Hoping and Coping: How My Darling Little Son and I Broke Free of Cancer.

Hello Sweetheart,


I am so pleased to tell you my book Hoping and Coping: How my darling little son and I broke free of cancer is now available on Amazon.

You can click here to buy it. https://www.amazon.com/dp/B07B6BQ3YD/

The book is about my son Yousef’s and my journey from cancer diagnosis to treatment for his osteosarcoma, to living with all the changes that childhood cancer brings.

Hoping and Coping is also about hope and the power of choosing our thoughts.

Most of all, it’s about the most powerful tool we have at our disposal: our questions.


Questions open our minds.


Most of us look for definitive answers, especially when we are in crisis. We cling to answers from friends, the internet, doctors, and others because we are so afraid.

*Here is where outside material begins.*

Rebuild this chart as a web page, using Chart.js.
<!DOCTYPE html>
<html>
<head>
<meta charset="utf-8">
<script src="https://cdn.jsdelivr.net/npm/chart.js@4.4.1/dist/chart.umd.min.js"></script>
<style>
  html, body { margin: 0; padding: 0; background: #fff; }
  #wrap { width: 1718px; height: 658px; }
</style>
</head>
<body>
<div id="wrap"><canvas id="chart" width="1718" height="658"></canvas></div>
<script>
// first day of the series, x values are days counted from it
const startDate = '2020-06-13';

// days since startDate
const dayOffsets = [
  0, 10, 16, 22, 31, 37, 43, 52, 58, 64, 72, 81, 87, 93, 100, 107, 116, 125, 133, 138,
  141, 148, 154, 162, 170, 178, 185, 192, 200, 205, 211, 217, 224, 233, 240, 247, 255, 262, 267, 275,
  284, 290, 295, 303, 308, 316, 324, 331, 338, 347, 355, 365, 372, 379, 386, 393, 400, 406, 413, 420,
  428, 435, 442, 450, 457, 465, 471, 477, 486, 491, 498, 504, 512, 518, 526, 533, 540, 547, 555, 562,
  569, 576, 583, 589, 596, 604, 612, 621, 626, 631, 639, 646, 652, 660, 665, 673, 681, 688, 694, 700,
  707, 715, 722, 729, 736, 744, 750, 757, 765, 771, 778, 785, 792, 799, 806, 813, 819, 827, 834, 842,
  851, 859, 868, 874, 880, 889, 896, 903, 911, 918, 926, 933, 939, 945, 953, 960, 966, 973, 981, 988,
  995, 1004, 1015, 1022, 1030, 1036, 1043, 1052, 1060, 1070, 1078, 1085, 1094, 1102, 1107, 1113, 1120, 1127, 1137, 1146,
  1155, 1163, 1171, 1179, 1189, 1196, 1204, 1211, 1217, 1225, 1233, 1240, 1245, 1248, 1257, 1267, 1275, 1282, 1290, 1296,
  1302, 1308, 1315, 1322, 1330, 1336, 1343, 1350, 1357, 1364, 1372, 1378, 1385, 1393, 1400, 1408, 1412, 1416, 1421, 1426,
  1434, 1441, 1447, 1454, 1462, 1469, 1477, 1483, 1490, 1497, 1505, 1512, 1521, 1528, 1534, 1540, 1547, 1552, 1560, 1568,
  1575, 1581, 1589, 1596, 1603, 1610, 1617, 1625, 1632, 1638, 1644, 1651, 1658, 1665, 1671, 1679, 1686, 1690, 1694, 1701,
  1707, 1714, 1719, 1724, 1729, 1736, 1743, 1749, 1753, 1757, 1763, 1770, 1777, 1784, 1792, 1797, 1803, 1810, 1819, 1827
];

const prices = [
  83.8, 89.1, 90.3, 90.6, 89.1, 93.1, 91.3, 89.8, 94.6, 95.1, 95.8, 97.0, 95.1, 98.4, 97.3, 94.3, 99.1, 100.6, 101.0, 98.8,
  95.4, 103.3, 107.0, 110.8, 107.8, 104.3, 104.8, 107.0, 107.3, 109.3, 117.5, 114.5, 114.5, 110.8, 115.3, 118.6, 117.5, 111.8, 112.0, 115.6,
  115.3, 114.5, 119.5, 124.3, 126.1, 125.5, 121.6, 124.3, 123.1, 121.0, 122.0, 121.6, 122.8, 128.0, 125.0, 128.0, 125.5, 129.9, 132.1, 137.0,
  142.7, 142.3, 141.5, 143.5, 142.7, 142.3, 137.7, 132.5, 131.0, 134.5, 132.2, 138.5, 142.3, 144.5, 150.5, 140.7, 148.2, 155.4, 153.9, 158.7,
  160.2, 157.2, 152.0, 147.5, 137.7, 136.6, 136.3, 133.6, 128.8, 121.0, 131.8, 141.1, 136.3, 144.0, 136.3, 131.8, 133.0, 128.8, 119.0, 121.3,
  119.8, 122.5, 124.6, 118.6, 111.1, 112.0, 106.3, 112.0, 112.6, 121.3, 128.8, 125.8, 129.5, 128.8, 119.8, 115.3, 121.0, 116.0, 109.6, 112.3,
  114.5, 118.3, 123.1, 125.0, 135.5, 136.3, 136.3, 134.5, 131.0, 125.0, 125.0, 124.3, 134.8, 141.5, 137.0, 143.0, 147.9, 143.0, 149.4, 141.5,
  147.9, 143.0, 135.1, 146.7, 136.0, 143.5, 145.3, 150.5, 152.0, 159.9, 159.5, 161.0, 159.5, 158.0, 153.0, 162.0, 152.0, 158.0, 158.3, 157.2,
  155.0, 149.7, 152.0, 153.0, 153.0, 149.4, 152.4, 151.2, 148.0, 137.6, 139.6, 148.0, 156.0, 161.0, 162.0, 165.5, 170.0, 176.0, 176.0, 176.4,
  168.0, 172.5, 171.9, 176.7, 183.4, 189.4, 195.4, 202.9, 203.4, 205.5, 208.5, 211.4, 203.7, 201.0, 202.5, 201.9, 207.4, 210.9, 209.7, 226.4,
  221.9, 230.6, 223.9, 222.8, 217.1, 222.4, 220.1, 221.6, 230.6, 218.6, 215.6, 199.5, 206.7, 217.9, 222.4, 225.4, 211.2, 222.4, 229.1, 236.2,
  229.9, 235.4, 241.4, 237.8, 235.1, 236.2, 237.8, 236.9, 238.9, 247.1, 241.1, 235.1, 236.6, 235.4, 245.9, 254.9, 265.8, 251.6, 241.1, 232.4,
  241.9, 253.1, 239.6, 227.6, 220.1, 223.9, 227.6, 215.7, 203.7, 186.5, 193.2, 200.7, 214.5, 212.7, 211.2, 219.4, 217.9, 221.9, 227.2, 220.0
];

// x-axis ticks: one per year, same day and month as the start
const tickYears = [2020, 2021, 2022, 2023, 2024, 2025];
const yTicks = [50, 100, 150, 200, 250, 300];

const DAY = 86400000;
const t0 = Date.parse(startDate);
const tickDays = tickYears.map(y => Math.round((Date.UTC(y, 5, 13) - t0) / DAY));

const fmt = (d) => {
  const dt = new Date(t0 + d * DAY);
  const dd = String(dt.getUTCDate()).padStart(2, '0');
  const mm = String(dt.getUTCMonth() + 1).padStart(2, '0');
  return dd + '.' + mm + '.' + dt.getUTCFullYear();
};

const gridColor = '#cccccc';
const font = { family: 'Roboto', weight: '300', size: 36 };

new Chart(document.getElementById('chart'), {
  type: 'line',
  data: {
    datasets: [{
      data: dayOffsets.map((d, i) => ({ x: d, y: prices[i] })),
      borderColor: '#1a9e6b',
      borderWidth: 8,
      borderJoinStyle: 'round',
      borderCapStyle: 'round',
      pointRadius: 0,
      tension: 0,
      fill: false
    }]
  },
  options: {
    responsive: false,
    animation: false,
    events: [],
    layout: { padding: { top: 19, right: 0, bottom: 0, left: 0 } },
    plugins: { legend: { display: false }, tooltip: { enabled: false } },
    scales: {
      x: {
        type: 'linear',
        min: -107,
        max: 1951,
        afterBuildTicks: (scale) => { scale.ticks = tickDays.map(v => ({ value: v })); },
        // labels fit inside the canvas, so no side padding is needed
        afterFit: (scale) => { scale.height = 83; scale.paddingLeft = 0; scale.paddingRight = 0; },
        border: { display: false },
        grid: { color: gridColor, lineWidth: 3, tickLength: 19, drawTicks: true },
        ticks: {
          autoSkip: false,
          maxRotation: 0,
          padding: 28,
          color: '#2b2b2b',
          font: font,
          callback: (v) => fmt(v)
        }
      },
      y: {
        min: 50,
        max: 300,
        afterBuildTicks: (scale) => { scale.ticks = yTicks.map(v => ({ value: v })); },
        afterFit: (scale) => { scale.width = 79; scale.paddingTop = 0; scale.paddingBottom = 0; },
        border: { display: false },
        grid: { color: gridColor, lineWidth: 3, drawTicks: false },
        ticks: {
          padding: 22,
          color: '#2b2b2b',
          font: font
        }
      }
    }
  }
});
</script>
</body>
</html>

“But you said!” we cry when the answers are wrong.

“You promised me!” we say when someone’s assurances don’t come true.

We might be thinking, “It isn’t supposed to be this way!” We feel wronged and outraged and we want to blame someone or something.


But, when we decide what is “supposed” to be…or we think we “know for sure,” we have shut the door on the flow of the Universe, the Source of change and grace.


We’ve shut ourselves off from what is possible.


Answers do that. Unbending mind does that. Open mind does the opposite: it allows room for something different, something more.


Questions open the door to possibilities.


In the book I write,


When you start to pay attention, you will see your feelings come up and fade away like waves on the beach. Up they come and almost swamp you. Then, they recede around your feet. How might you let them rise and fall away without taking you out to sea?


Before you say, “I can’t do that!” consider this: it’s just your mind telling you a story. It can easily change from “this is terrible” to “OK, this will be a challenge that we can get through and be better for at the end.”


What are you telling yourself right now?


How might something better be true? What might be some alternative thought, one that will give you hope?


Even if it is outrageous, ask, “what if…?”


  • What if this disease is resolved right away?
  • What if all my fear is unfounded?
  • What if we sail through this experience with ease?
  • Why not?

If you answer that “why not?” question with any sort of certainty based on what you have heard or think you know, that’s your signal, your opportunity.


“What is possible now that would be much better?”

“What wonders are possible now?”

“How might I choose a different, less fearful thought?”


I know, it’ll take practice. Maybe you’ll let me be your “question coach?”


I really pray your new year didn’t begin with terrible news. But if it did, maybe together we can find some different questions to ask and an outcome that ignores all that we think we know now.

What else is possible? I don’t know. Let’s see.